— Exercise description —
Across all the lines below, how many contain the string "LaTeX"? Please reply with the number only.

— Records for this task —
▼▼▼

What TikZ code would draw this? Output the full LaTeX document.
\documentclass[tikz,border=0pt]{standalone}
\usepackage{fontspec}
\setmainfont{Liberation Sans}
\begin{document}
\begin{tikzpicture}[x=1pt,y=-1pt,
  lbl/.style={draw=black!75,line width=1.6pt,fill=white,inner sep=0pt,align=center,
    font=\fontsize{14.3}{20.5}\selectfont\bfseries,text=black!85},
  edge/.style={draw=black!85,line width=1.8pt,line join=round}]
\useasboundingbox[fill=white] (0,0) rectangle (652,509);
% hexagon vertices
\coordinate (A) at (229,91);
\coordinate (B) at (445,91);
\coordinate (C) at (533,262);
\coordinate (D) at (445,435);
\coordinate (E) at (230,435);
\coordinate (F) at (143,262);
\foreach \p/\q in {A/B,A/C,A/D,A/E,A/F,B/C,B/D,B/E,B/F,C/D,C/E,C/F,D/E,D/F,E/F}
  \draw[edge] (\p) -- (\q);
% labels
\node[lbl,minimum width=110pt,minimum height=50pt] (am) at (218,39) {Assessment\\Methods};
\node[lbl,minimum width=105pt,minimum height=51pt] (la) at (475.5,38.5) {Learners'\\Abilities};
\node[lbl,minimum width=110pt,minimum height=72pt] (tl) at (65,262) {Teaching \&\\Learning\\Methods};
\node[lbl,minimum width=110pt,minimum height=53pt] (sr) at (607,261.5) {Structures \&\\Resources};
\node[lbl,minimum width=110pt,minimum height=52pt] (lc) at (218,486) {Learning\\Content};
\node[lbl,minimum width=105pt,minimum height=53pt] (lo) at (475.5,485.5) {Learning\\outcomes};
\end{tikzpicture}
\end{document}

▲▲▲
▼▼▼

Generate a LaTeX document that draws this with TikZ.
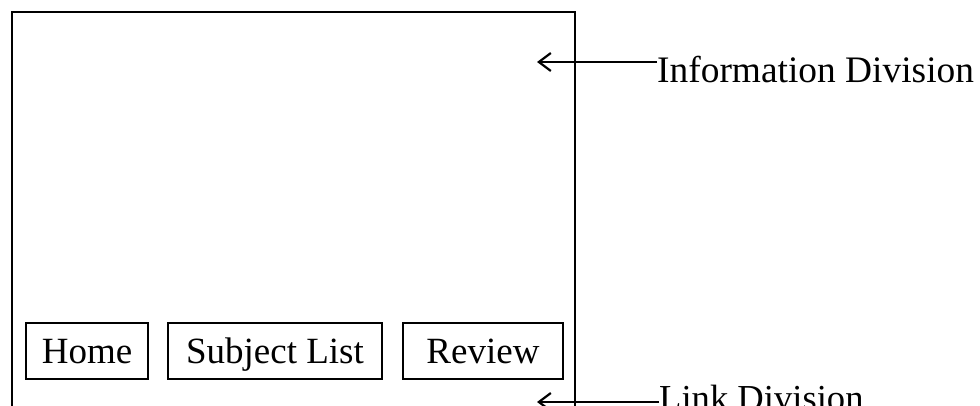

▲▲▲

— Response to this task —
2